The “what do we want? Dead cops!” rhetoric goes beyond free speech and amounts to incitement. An argument could be made that the chant a week before the assassination of Officers Liu and Ramos came from a small contingent in a rally that attracted 25,000 people, the great majority of whom did not engage in violent behavior with the cops who were there to keep things orderly. On the other hand, 36,000 city cops often shoulder the weight of the bad actions of a handful of cops on the force, and sometimes, the questionable actions of officers in other cities and other states.

And protesters have been known to occasionally be unwilling to turn down the temperature when actions such as those murders makes greater rhetorical restraint necessary. After cops at Woodhull Hospital turned their backs on the Mayor when he came to pay his respects to Officers Liu and Ramos, and their union leaders accused him of having “blood on his hands” for some of his remarks following the non-indictment in the Garner case and his decision not to bring attention to the “Dead Cops” chant by denouncing it, Cardinal Dolan appealed to them to shelve the angry rhetoric until after the funerals for the two officers. When the Mayor made a similar request of the protesters, it was honored for one day before some of them took to the streets carrying signs that stated “Jail Killer Cops” while others chanted “F--- the police!” during a march through Harlem.

The rationale offered by protest leaders was that it wasn’t their fault that the two cops were murdered and so why should they have to scale back their protests or modulate their tone? They seemed impervious to the logic behind showing that much respect being a potential bridge toward getting their grievances addressed and improving the climate between police and protesters, as if the onus for that was on just one side.

A Serial Offender

It was what Mr. O’Donnell was alluding to when he spoke of the need for “an adult conversation.” And given that this wasn’t Mr. Isaacson’s first death wish for cops—on Dec. 5, 2015, he tweeted, “The solution to American gun violence is more dead cops,” and a week before his “future dead cops” eruption he had tweeted, “What’s even the point of a cop that isn’t dead?”—he’s probably incapable of participating in something like that. At some point, you have to wonder whether the Antifa movement shouldn’t become as concerned as John Jay administrators about the hit inflicted on its credibility by being associated with this enfant terrible.

Mr. de Blasio, at least, showed he had learned from experience, tweeting on the day the story blew up, “New York City won’t stand for the vile anti-police rhetoric of Michael Isaacson and neither should John Jay College.”

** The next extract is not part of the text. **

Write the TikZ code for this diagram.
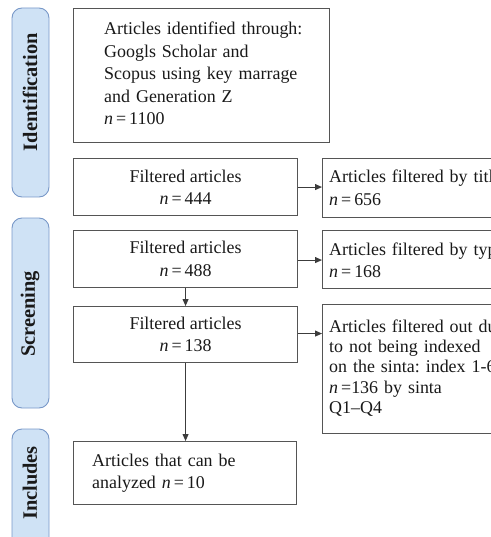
\documentclass[tikz,border=0pt]{standalone}
\usepackage{fontspec}
\setmainfont{Liberation Serif}
\usetikzlibrary{arrows.meta}
\frenchspacing
\definecolor{barfill}{RGB}{207,226,245}
\definecolor{barline}{RGB}{120,152,200}
\definecolor{boxline}{RGB}{85,85,85}
\definecolor{ink}{RGB}{25,25,25}
\tikzset{
  box/.style={draw=boxline, line width=1.1bp, fill=white, inner sep=0pt, text=ink,
    font=\fontsize{18}{22.5}\selectfont},
  bar/.style={draw=barline, line width=0.9bp, fill=barfill, rounded corners=10bp},
  barlabel/.style={rotate=90, text=ink, inner sep=0pt, font=\bfseries\fontsize{20.5}{24}\selectfont},
  txt/.style={anchor=base west, inner sep=0pt, text=ink, align=left, text width=260bp,
    font=\fontsize{18}{22.5}\selectfont},
  conn/.style={draw=ink!85, line width=1bp, -{Triangle[length=7bp,width=6bp]}}
}
\newcommand{\nn}{\textit{n}\,=\,}
\begin{document}
\begin{tikzpicture}[x=1bp,y=-1bp]
\useasboundingbox (0,0) rectangle (491,537);
\clip (0,0) rectangle (491,537);
% side bars
\draw[bar] (12,8) rectangle (49,197);
\draw[bar] (12,218) rectangle (49,408);
\draw[bar] (12,429) rectangle (49,560);
\node[barlabel] (lid) at (30,92) {Identification};
\node[barlabel] (lsc) at (30,314) {Screening};
\node[barlabel] (lin) at (30,483) {Includes};
% main boxes
\node[box, anchor=north west, minimum width=256bp, minimum height=134bp] (b1) at (73,8) {};
\node[txt] (t1) at (104,35) {Articles identified through:\\Googls Scholar and\\Scopus using key marrage\\and Generation Z\\\nn1100};
\node[box, anchor=north west, minimum width=224bp, minimum height=57bp, align=center] (b2) at (73,158) {Filtered articles\\\nn444};
\node[box, anchor=north west, minimum width=224bp, minimum height=57bp, align=center] (b3) at (73,230) {Filtered articles\\\nn488};
\node[box, anchor=north west, minimum width=224bp, minimum height=56bp, align=center] (b4) at (73,306) {Filtered articles\\\nn138};
\node[box, anchor=north west, minimum width=223bp, minimum height=63bp] (b5) at (73,441) {};
\node[txt] (t5) at (92,466) {Articles that can be\\analyzed \nn10};
% right boxes
\node[box, anchor=north west, minimum width=250bp, minimum height=59bp] (r1) at (322,158) {};
\node[txt] (tr1) at (329,183) {Articles filtered by title\\\nn656};
\node[box, anchor=north west, minimum width=250bp, minimum height=58bp] (r2) at (322,230) {};
\node[txt] (tr2) at (329,255) {Articles filtered by type\\\nn168};
\node[box, anchor=north west, minimum width=250bp, minimum height=129bp] (r3) at (322,304) {};
\node[txt, font=\fontsize{18}{20.5}\selectfont] (tr3) at (329,332) {Articles filtered out due\\to not being indexed\\on the sinta: index 1-6\\\textit{n}\,=136 by sinta\\Q1--Q4};
% connectors
\draw[conn] (b2.east) -- (b2.east -| r1.west);
\draw[conn] ([yshift=-1bp]b3.east) -- ([yshift=-1bp]b3.east -| r2.west);
\draw[conn] ([yshift=1bp]b4.east) -- ([yshift=1bp]b4.east -| r3.west);
\draw[conn] (b3.south) -- (b4.north);
\draw[conn] (b4.south) -- (b4.south |- b5.north);
\end{tikzpicture}
\end{document}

Mr. Isaacson’s failure to realize that it was a moment to try to make amends for the damage his words did was reminiscent of some high-school student activists of the late 1960s and early 1970s, and of some Teachers of that era who made a point of telling their classes that they entered the profession for shelter from the military draft rather than to cultivate young minds.

And so whether those students whom Mr. Isaacson casually derided without any thought to the implications of his tweet could forgive him if he eventually returned to teaching at John Jay may be beside the point. Of greater relevance is whether there’s anything they could learn from this rebel without a clue if he remained on the John Jay payroll.